Wir sind Narren um Christi Willen

Diese, theologisch gesprochen, „billige Gnade“, von der schon Dietrich Bonhoeffer polemisch gesprochen habe, stehe der teuren, echten Gnade entgegen. Was Pfarrrer Nestele hingegen gefällt: „Die Idee des Narren, im Sinne von Paulus: ‚Wir sind Narren um Christi Willen‘.“ Im ersten Korintherbrief 4,10 hat Paulus die negative Bewertung des Narren als eines Gottesleugners ins Gegenteil um: Der Christ soll auf Erden wandeln, als trüge er eine Narrenkappe, und sich dabei von den auf Weltliches ausgerichteten normalen Menschen verlachen und verspotten lassen.

Mit Witz und Humor die Wahrheit sagen

Ernst Nestele: „Das kann ich mittragen: Mit Witz und Humor die Wahrheit sagen.

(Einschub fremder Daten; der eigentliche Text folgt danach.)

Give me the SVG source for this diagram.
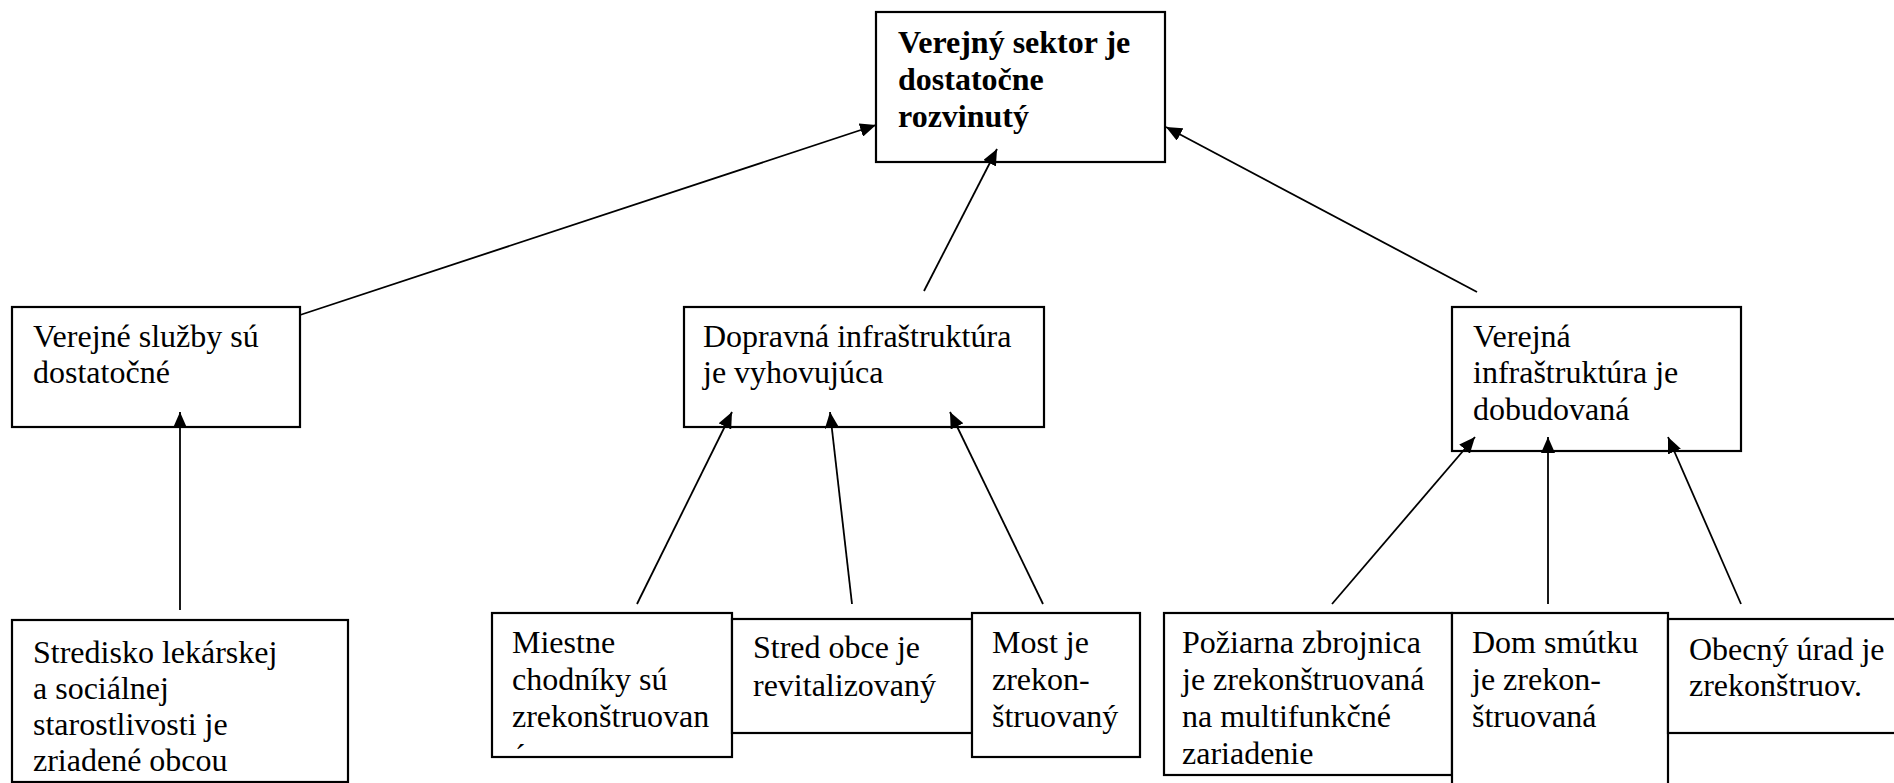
<svg xmlns="http://www.w3.org/2000/svg" width="1894" height="783" viewBox="0 0 1894 783">
<style>
.box{fill:#fff;stroke:#000;stroke-width:2.2}
.t{font-family:"Liberation Serif","Times New Roman",serif;font-size:32px;fill:#000}
.b{font-weight:bold}
.c{stroke:#000;stroke-width:1.8;fill:none;marker-end:url(#ah)}
</style>
<defs>
<marker id="ah" markerUnits="userSpaceOnUse" markerWidth="16" markerHeight="14" refX="16" refY="7" orient="auto">
<path d="M0,0 L16,7 L0,14 Z" fill="#000"/>
</marker>
</defs>
<rect width="1894" height="783" fill="#fff"/>
<g id="n-top">
<rect class="box" x="876" y="12" width="289" height="150"/>
<text class="t b" x="898" y="53">Verejný sektor je</text>
<text class="t b" x="898" y="90">dostatočne</text>
<text class="t b" x="898" y="127">rozvinutý</text>
</g>
<g id="n-sluzby">
<rect class="box" x="12" y="307" width="288" height="120"/>
<text class="t" x="33" y="347">Verejné služby sú</text>
<text class="t" x="33" y="383">dostatočné</text>
</g>
<g id="n-doprava">
<rect class="box" x="684" y="307" width="360" height="120"/>
<text class="t" x="703" y="347">Dopravná infraštruktúra</text>
<text class="t" x="703" y="383">je vyhovujúca</text>
</g>
<g id="n-verejna">
<rect class="box" x="1452" y="307" width="289" height="144"/>
<text class="t" x="1473" y="347">Verejná</text>
<text class="t" x="1473" y="383">infraštruktúra je</text>
<text class="t" x="1473" y="420">dobudovaná</text>
</g>
<g id="n-stredisko">
<rect class="box" x="12" y="620" width="336" height="162"/>
<text class="t" x="33" y="663">Stredisko lekárskej</text>
<text class="t" x="33" y="699">a sociálnej</text>
<text class="t" x="33" y="735">starostlivosti je</text>
<text class="t" x="33" y="771">zriadené obcou</text>
</g>
<g id="n-chodniky">
<rect class="box" x="492" y="613" width="240" height="144"/>
<text class="t" x="512" y="653">Miestne</text>
<text class="t" x="512" y="690">chodníky sú</text>
<text class="t" x="512" y="727">zrekonštruovan</text>
<text class="t" x="515" y="766">´</text>
</g>
<g id="n-stred">
<rect class="box" x="732" y="619" width="240" height="114"/>
<text class="t" x="753" y="658">Stred obce je</text>
<text class="t" x="753" y="696">revitalizovaný</text>
</g>
<g id="n-most">
<rect class="box" x="972" y="613" width="168" height="144"/>
<text class="t" x="992" y="653">Most je</text>
<text class="t" x="992" y="690">zrekon-</text>
<text class="t" x="992" y="727">štruovaný</text>
</g>
<g id="n-poziarna">
<rect class="box" x="1164" y="613" width="288" height="162"/>
<text class="t" x="1182" y="653">Požiarna zbrojnica</text>
<text class="t" x="1182" y="690">je zrekonštruovaná</text>
<text class="t" x="1182" y="727">na multifunkčné</text>
<text class="t" x="1182" y="764">zariadenie</text>
</g>
<g id="n-dom">
<rect class="box" x="1452" y="613" width="216" height="200"/>
<text class="t" x="1472" y="653">Dom smútku</text>
<text class="t" x="1472" y="690">je zrekon-</text>
<text class="t" x="1472" y="727">štruovaná</text>
</g>
<g id="n-urad">
<rect class="box" x="1668" y="619" width="260" height="114"/>
<text class="t" x="1689" y="660">Obecný úrad je</text>
<text class="t" x="1689" y="696">zrekonštruov.</text>
</g>
<g id="connectors">
<line class="c" x1="300" y1="315" x2="876" y2="125"/>
<line class="c" x1="924" y1="291" x2="997" y2="149"/>
<line class="c" x1="1477" y1="292" x2="1166" y2="127"/>
<line class="c" x1="180" y1="610" x2="180" y2="412"/>
<line class="c" x1="637" y1="604" x2="732" y2="412"/>
<line class="c" x1="852" y1="604" x2="830" y2="412"/>
<line class="c" x1="1043" y1="604" x2="950" y2="412"/>
<line class="c" x1="1332" y1="604" x2="1475" y2="437"/>
<line class="c" x1="1548" y1="604" x2="1548" y2="437"/>
<line class="c" x1="1741" y1="604" x2="1668" y2="437"/>
</g>
</svg>
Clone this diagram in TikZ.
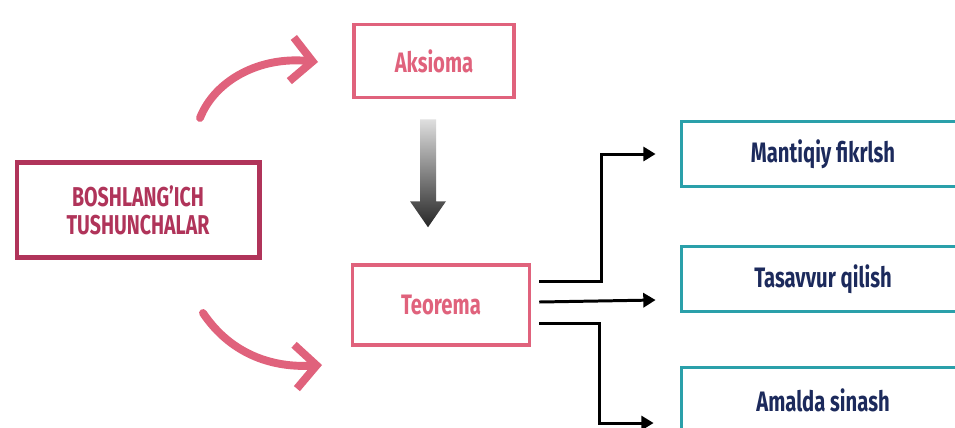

Manchmal kann man nicht gar nicht anders als sich närrisch auszudrücken.“

Soviel zum Überbau. Zur Fasnetszeit, sagt er, habe er häufig Jugendliche heimgefahren, die so betrunken waren, dass sie nicht mehr heimgefunden hätten. „Das wollte ich meinen Kindern ersparen.“ Für ihn als Pfarrer sei die Fasnetszeit die ruhigste im Jahr.